I wrote about that night here - What we would have missed. Feel free to give it a read first.

Fast forward to last month. I was on a plane, winging my way back home from the same place - New York - we had been in 2009. Only this time it was a business trip, I was alone, it was clearly very bright outside, and I was looking down from above.

As we approached Buffalo, NY on our descent into Toronto's Pearson International Airport just across Lake Ontario, I caught a glimpse of the wind generators, sprinkles of stark white against the carpet of green. It quickly occurred to me that this was the place we had driven through, only now it looked, well, different. No less spectacular, but nevertheless different.

I closed my eyes and remembered what it felt like to see these giants of the sky emerge out of the darkness. I remember the feeling of quiet excitement in the car as we drove on the twisty, hilly highway through this valley of the wind where no one else was awake. They seemed so small today, but mesmerizingly beautiful all the same.

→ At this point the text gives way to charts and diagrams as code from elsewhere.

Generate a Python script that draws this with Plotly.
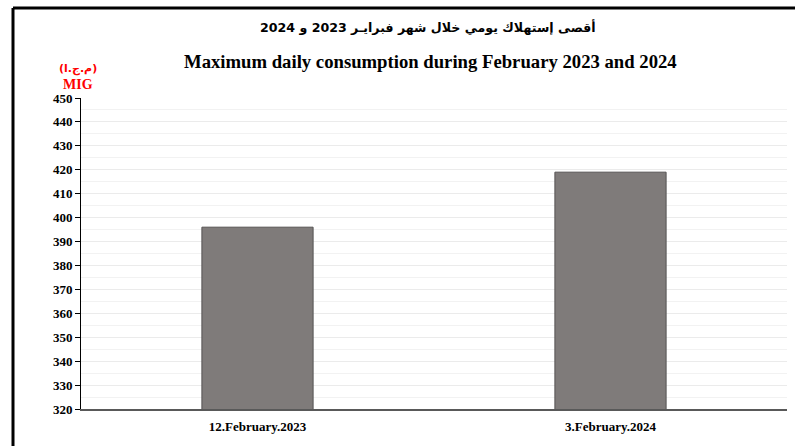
import plotly.graph_objects as go

categories = ["12.February.2023", "3.February.2024"]
values = [396, 419]
y_ticks = list(range(320, 451, 10))

title_ar = "أقصى إستهلاك يومي خلال شهر فبرايـر 2023 و 2024"
title_en = "Maximum daily consumption during February 2023 and 2024"
unit_ar = "(م.ج.ا)"
unit_en = "MIG"

serif = "Liberation Serif, Times New Roman, serif"

fig = go.Figure()
fig.add_trace(go.Bar(
    x=categories, y=values,
    marker=dict(color="#7F7B7A", line=dict(color="#555252", width=1)),
    width=0.315,
))

fig.update_layout(
    width=795, height=446,
    margin=dict(l=81, r=8, t=98, b=37),
    paper_bgcolor="white", plot_bgcolor="white",
    showlegend=False,
)
fig.update_yaxes(
    range=[320, 450], tickvals=y_ticks, ticktext=["<b>%d</b>" % v for v in y_ticks],
    showline=True, linecolor="black", linewidth=1,
    ticks="outside", ticklen=5, tickcolor="black",
    tickfont=dict(family=serif, size=13, color="black"),
    showgrid=True, gridcolor="#EBEBEB", gridwidth=1,
    minor=dict(dtick=5, showgrid=True, gridcolor="#F2F2F2", gridwidth=1),
    zeroline=False,
)
fig.update_xaxes(
    showline=True, linecolor="#595959", linewidth=2,
    ticks="", tickfont=dict(family=serif, size=13, color="black"),
    tickvals=categories, ticktext=["<b>%s</b>" % c for c in categories],
    showgrid=False, ticklabelstandoff=4,
)

fig.add_annotation(text="<b>" + title_ar + "</b>", xref="paper", yref="paper",
                   x=(428 - 81) / 706, y=(446 - 37 - 27) / 311, yanchor="middle", xanchor="center",
                   showarrow=False, font=dict(family="DejaVu Sans, Noto Sans, sans-serif", size=12.6, color="black"))
fig.add_annotation(text="<b>" + title_en + "</b>", xref="paper", yref="paper",
                   x=(430 - 81) / 706, y=(446 - 37 - 61) / 311, yanchor="middle", xanchor="center",
                   showarrow=False, font=dict(family=serif, size=18.7, color="black"))
fig.add_annotation(text="<b>" + unit_ar + "</b>", xref="paper", yref="paper",
                   x=(78 - 81) / 706, y=(446 - 37 - 69) / 311, yanchor="middle", xanchor="center",
                   showarrow=False, font=dict(family="DejaVu Sans, sans-serif", size=11, color="#FF0000"))
fig.add_annotation(text="<b>" + unit_en + "</b>", xref="paper", yref="paper",
                   x=(78 - 81) / 706, y=(446 - 37 - 84) / 311, yanchor="middle", xanchor="center",
                   showarrow=False, font=dict(family=serif, size=14, color="#FF0000"))

# outer chart-area frame (top and left edges visible)
fig.add_shape(type="line", xref="paper", yref="paper",
              x0=(13 - 81) / 706, x1=(800 - 81) / 706, y0=(446 - 37 - 8) / 311, y1=(446 - 37 - 8) / 311,
              line=dict(color="black", width=3))
fig.add_shape(type="line", xref="paper", yref="paper",
              x0=(13 - 81) / 706, x1=(13 - 81) / 706, y0=(446 - 37 - 8) / 311, y1=-0.2,
              line=dict(color="black", width=3))

fig.write_html("out.html", config={"displayModeBar": False},
               post_script="document.body.style.margin='0';")
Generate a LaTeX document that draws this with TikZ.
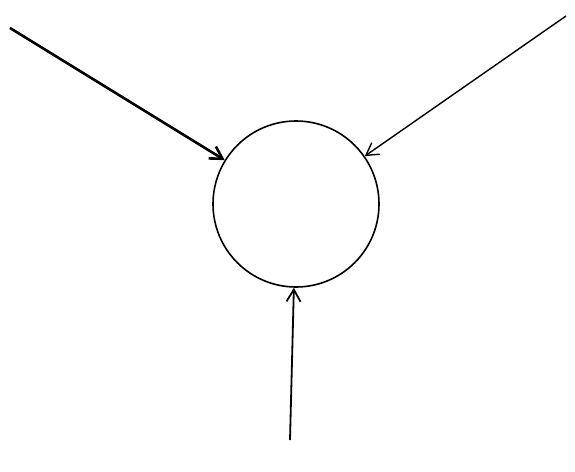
\documentclass[tikz,border=0pt]{standalone}
\usepackage{tikz}
\usetikzlibrary{arrows.meta}

\begin{document}
\begin{tikzpicture}[x=1pt,y=-1pt,
    hub/.style={draw,circle,line width=1.6pt,minimum size=166pt,inner sep=0pt},
    feed/.style={-{Straight Barb[length=12pt,width=14pt]},line width=1.4pt}]
    \useasboundingbox (0,0) rectangle (575,471);
    \node[hub] (hub) at (296,204) {};
    \coordinate (nw) at (10,28);
    \coordinate (ne) at (566,16);
    \coordinate (s) at (290,440);
    \draw[feed,line width=2.6pt] (nw) -- (hub);
    \draw[feed] (ne) -- (hub);
    \draw[feed,line width=1.8pt] (s) -- (hub);
  \end{tikzpicture}
\end{document}
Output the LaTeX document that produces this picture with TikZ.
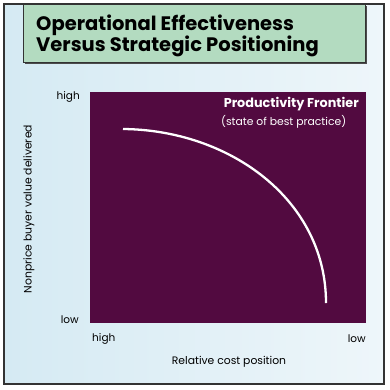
\documentclass[tikz,border=0pt]{standalone}
\usepackage{fontspec}
\setmainfont{Poppins}
\definecolor{bgA}{HTML}{D5EAF3}
\definecolor{bgB}{HTML}{EEF6FA}
\definecolor{titlegreen}{HTML}{B3DBC0}
\definecolor{plum}{HTML}{520A40}
\definecolor{framegray}{HTML}{333333}
\tikzset{
  axlabel/.style={font=\fontsize{10.5}{12}\selectfont, inner sep=0pt, text=black},
  titletext/.style={font=\bfseries\fontsize{19.5}{22}\selectfont, align=left, inner sep=0pt, anchor=north west},
}
\begin{document}
\begin{tikzpicture}[x=1pt,y=-1pt]
\useasboundingbox (0,0) rectangle (390,389);
% background
\shade[left color=bgA, right color=bgB] (4,4) rectangle (384,384);
\draw[framegray, line width=1.2pt] (4,4) rectangle (384,384);
% title box
\fill[black!70] (25,6) rectangle (367,64);
\node[draw=framegray, line width=0.8pt, fill=titlegreen, minimum width=342pt, minimum height=58pt, anchor=north west, inner sep=0pt] (titlebox) at (23,4) {};
\node[titletext] (title) at (36,15) {Operational Effectiveness\\[-1pt]Versus Strategic Positioning};
% plot area
\node[fill=plum, minimum width=276pt, minimum height=231pt, anchor=north west, inner sep=0pt] (plot) at (90,92) {};
% curve
\draw[white, line width=2.3pt] (123,129) .. controls (230,130) and (326,200) .. (326,303);
% labels
\node[font=\bfseries\fontsize{12.8}{14}\selectfont, text=white, anchor=east, inner sep=0pt] (pf) at (359,104) {Productivity Frontier};
\node[font=\fontsize{10.8}{12}\selectfont, text=white, anchor=west, inner sep=0pt] (bp) at (221,122) {(state of best practice)};
\node[axlabel, anchor=east] (yhigh) at (80,97) {high};
\node[axlabel, anchor=east] (ylow) at (79,320) {low};
\node[axlabel, anchor=west] (xhigh) at (92,339) {high};
\node[axlabel, anchor=east] (xlow) at (366,339) {low};
\node[axlabel, font=\fontsize{10.8}{12}\selectfont] (xlab) at (229,362) {Relative cost position};
\node[axlabel, font=\fontsize{10.8}{12}\selectfont, rotate=90] (ylab) at (29,209) {Nonprice buyer value delivered};
\end{tikzpicture}
\end{document}
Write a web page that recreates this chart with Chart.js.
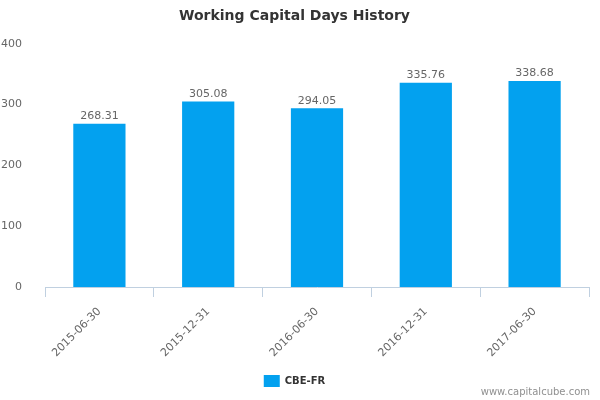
<!DOCTYPE html>
<html>
<head>
<meta charset="utf-8">
<script src="https://cdn.jsdelivr.net/npm/chart.js@4"></script>
<style>
  html, body { margin: 0; padding: 0; background: #fff; }
  #wrap { width: 600px; height: 400px; }
</style>
</head>
<body>
<div id="wrap"><canvas id="wcChart"></canvas></div>
<script>
// data
const periods = ['2015-06-30', '2015-12-31', '2016-06-30', '2016-12-31', '2017-06-30'];
const workingCapitalDays = [268.31, 305.08, 294.05, 335.76, 338.68];
const yTicks = [0, 100, 200, 300, 400];

Chart.defaults.font.family = '"DejaVu Sans", sans-serif';

// value labels above the bars + site credit
const barValues = {
  id: 'barValues',
  afterDatasetsDraw(chart) {
    const ctx = chart.ctx;
    const meta = chart.getDatasetMeta(0);
    ctx.save();
    ctx.font = '11px "DejaVu Sans", sans-serif';
    ctx.fillStyle = '#666666';
    ctx.textAlign = 'center';
    ctx.textBaseline = 'bottom';
    meta.data.forEach(function (bar, i) {
      ctx.fillText(workingCapitalDays[i].toFixed(2), bar.x, bar.y - 2);
    });
    ctx.font = '10px "DejaVu Sans", sans-serif';
    ctx.fillStyle = '#909090';
    ctx.textAlign = 'right';
    ctx.textBaseline = 'middle';
    ctx.fillText('www.capitalcube.com', 590, 392);
    ctx.restore();
  }
};

new Chart(document.getElementById('wcChart').getContext('2d'), {
  type: 'bar',
  data: {
    labels: periods,
    datasets: [{
      label: 'CBE-FR',
      data: workingCapitalDays,
      backgroundColor: '#03A1EF',
      barPercentage: 0.48,
      categoryPercentage: 1.0
    }]
  },
  options: {
    responsive: true,
    maintainAspectRatio: false,
    animation: false,
    layout: { padding: { left: 0, right: 11, top: 0, bottom: 3 } },
    scales: {
      x: {
        grid: {
          display: true,
          drawOnChartArea: false,
          drawTicks: true,
          tickLength: 10,
          color: '#C0D0E0',
          offset: true
        },
        border: { display: true, color: '#C0D0E0' },
        ticks: {
          color: '#666666',
          font: { size: 11 },
          maxRotation: 45,
          minRotation: 45,
          padding: 8
        },
        afterFit(scale) { scale.height = 82; }
      },
      y: {
        min: 0,
        max: 400,
        afterBuildTicks(scale) {
          scale.ticks = yTicks.map(v => ({ value: v }));
        },
        grid: { display: false },
        border: { display: false },
        ticks: {
          color: '#666666',
          font: { size: 11 },
          padding: 15
        },
        afterFit(scale) { scale.width = 45; }
      }
    },
    plugins: {
      title: {
        display: true,
        text: 'Working Capital Days History',
        color: '#333333',
        font: { size: 14, weight: 'bold' },
        padding: { top: 8, bottom: 19 }
      },
      legend: {
        position: 'bottom',
        labels: {
          boxWidth: 16,
          boxHeight: 12,
          color: '#333333',
          font: { size: 10, weight: 'bold' },
          padding: 6
        }
      },
      tooltip: { enabled: false }
    }
  },
  plugins: [barValues]
});
</script>
</body>
</html>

I guess you can indeed revisit moments from your past. You can't replicate them down to the last detail, but simply being able to feel them once again is more than enough.

Your turn: Ever go back to a specific place years later? Better? Worse? Do tell...

1 comment:

rashbre said...

Yes, that's fun on a plane, to spot places and try to make sense of them if they are areas p[previously visited.

Sometimes its easy because of landmarks, other times it can be a real struggle to recognise anything.

When I see a road once travelled I'll sometimes watch it on a corner of the window and follow it along at what is effectively 500mph.